Regardless of the Catalog's backend ability to scale up, GeoServer itself doesn't gracefully scale as the number of config objects in the catalog increases, since given the way the current Catalog API is designed, assumptions are made that full scans and defensive copies of lists of catalog resources are cheap both in processing time and memory consumption.
This proposal aims to provide a means to solve this problem in a way that allows to progressively adopt any API change throughout the code base where the benefits are clear and measurable.
Scope
In Scope
Given a relatively large number of Catalog configuration objects:
- Identify some exemplary use cases that result in scalability/performance bottle necks throughout the GeoServer code base;
- Identify the needed requirements and main QA goals to satisfactorily solve the problems described in the use cases;
- Design Catalog API enhancements that fulfill the requirements;
- To validate the API design by providing more than one concrete backend implementation, and to upgrade the Catalog client code from the exemplary use cases.

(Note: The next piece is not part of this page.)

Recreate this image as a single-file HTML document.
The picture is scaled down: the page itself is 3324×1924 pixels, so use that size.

- To provide general guidelines on how and when to progressively adopt the new API methods.
Not in Scope
- It is not in this proposal's scope to allow applications outside GeoServer to directly edit the backend's (RDBMS or other) configuration objects. CatalogFacade and GeoServerFacade implementations are free to use whatever storage format and mechanisms they see fit. That said, this proposal also doesn't forbid Catalog/Config backend implementations to allow for applications outside GeoServer to directly edit the configuration objects.
Use Case Drivers
The following are identified use cases in the GeoServer code base that should cover most situations where the main scalability and/or performance bottle neck is in the Catalog's client code and not in the Catalog's ability to serve large amounts of configuration objects.
- Secure Catalog Decorator: a full scan of Catalog resources is performed on each get*():<List> request and a separate list is built for the current user's accessible objects, even if the Catalog returns an immutable list, affecting both memory consumption and processing time.

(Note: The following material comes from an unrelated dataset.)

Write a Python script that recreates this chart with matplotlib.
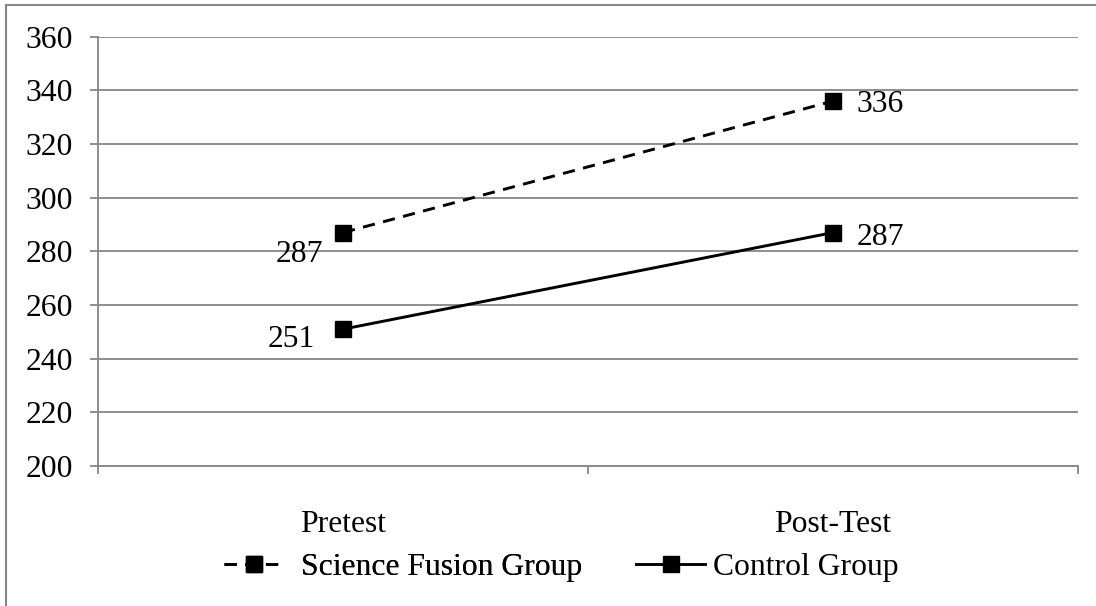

- Wicket User Interface: Home page gets the whole list of workspaces, stores, and layers only to get their size. Catalog resource list pages (e.g. LayerPage, StorePage, etc) do so to a) return the iterator for the current page of data, b) obtain the full list of objects, c) obtain the filtered list of objects, d) obtain the total number of objects, e) obtain the filtered number of objects.

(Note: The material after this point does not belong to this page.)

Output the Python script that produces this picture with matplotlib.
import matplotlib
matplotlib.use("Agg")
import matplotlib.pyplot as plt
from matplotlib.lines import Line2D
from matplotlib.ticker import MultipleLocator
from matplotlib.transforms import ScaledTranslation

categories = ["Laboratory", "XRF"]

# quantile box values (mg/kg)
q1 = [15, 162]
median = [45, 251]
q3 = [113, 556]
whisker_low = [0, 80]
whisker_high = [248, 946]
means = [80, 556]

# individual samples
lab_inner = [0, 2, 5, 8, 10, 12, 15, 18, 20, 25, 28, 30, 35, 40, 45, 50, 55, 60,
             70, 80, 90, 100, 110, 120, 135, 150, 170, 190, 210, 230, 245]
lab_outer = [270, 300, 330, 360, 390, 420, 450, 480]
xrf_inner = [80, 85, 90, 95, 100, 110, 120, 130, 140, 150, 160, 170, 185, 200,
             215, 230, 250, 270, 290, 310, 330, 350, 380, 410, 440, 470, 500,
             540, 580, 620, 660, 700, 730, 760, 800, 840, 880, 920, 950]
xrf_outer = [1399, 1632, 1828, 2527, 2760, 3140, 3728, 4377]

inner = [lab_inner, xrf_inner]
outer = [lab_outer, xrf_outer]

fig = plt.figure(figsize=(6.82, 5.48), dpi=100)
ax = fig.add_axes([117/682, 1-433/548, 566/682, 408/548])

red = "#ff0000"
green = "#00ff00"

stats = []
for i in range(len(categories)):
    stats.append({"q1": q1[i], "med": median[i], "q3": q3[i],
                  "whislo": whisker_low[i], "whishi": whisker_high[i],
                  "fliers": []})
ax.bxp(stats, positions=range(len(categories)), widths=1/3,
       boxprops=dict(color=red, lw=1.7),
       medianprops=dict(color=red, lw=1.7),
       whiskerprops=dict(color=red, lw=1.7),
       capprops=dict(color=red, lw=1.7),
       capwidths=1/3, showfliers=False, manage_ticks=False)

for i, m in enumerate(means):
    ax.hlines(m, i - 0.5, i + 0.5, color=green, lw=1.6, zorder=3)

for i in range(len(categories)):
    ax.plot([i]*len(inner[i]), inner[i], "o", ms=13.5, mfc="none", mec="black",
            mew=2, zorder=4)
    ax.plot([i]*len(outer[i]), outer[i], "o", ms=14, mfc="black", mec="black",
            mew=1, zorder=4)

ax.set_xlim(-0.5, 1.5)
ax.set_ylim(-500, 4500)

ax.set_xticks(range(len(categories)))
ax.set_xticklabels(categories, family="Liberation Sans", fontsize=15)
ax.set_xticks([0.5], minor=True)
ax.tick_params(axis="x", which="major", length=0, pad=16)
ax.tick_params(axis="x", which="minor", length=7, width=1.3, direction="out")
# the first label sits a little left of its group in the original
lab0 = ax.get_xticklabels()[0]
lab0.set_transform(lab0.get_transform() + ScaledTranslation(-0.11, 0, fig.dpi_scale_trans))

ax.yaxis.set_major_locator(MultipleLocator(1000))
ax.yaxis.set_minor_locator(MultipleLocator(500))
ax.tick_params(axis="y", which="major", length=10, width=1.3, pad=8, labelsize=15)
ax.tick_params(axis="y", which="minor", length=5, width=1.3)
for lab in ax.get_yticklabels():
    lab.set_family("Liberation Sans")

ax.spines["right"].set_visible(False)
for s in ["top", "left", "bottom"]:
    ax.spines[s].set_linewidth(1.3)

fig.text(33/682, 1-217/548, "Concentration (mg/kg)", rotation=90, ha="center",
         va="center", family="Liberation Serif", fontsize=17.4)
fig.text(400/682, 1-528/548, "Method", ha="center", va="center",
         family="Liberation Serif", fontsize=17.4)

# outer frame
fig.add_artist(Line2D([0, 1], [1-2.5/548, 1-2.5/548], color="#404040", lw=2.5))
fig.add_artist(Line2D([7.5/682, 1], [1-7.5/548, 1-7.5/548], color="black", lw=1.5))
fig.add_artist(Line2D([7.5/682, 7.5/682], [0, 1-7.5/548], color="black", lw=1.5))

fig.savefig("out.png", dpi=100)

- WMS GetCapabilities: Generation of a WMS Capabilities document implies fetching the full list of layers multiple times, in order to a)filter the layer list based on the request's NAMESPACE parameter, b)calculate the layer list's aggregated bounds, c) figure out a common CRS to all the layers, and d) build an in-memory layer tree in order to nest layers based on the LayerInfo's wms "path" attribute;
Check the GSIP 69 - Use Cases page for further detail.
Requirements
In attention to the above use cases, the following list of high level requirements and QA goals shall be met by Catalog API change proposal:
- Filtering: Shall allow for filtering of catalog objects through arbitrary query criteria;
- Streaming: Shall allow for a streamed approach to catalog objects retrieval;
- Paging: Shall allow for paged queries. Catalog backends shall provide a consistent "natural order" of resources. Doesn't need to be based on id or any other prescribed property.
- Leverage query engines: Shall allow to move any in-process filtering criteria back to the backend, allowing for optimization in the common cases;
- Query generality: in-process filtering shall work out of the box for the general case;
- Compactness: API changes should be additive and minimal;
- Usability: Easy of use and compactness is highly desired;
- Incremental adoption: Shall allow for progressive/iterative adoption;
- Leverage sub-system cohesion: Shall introduce no external dependencies at the API level.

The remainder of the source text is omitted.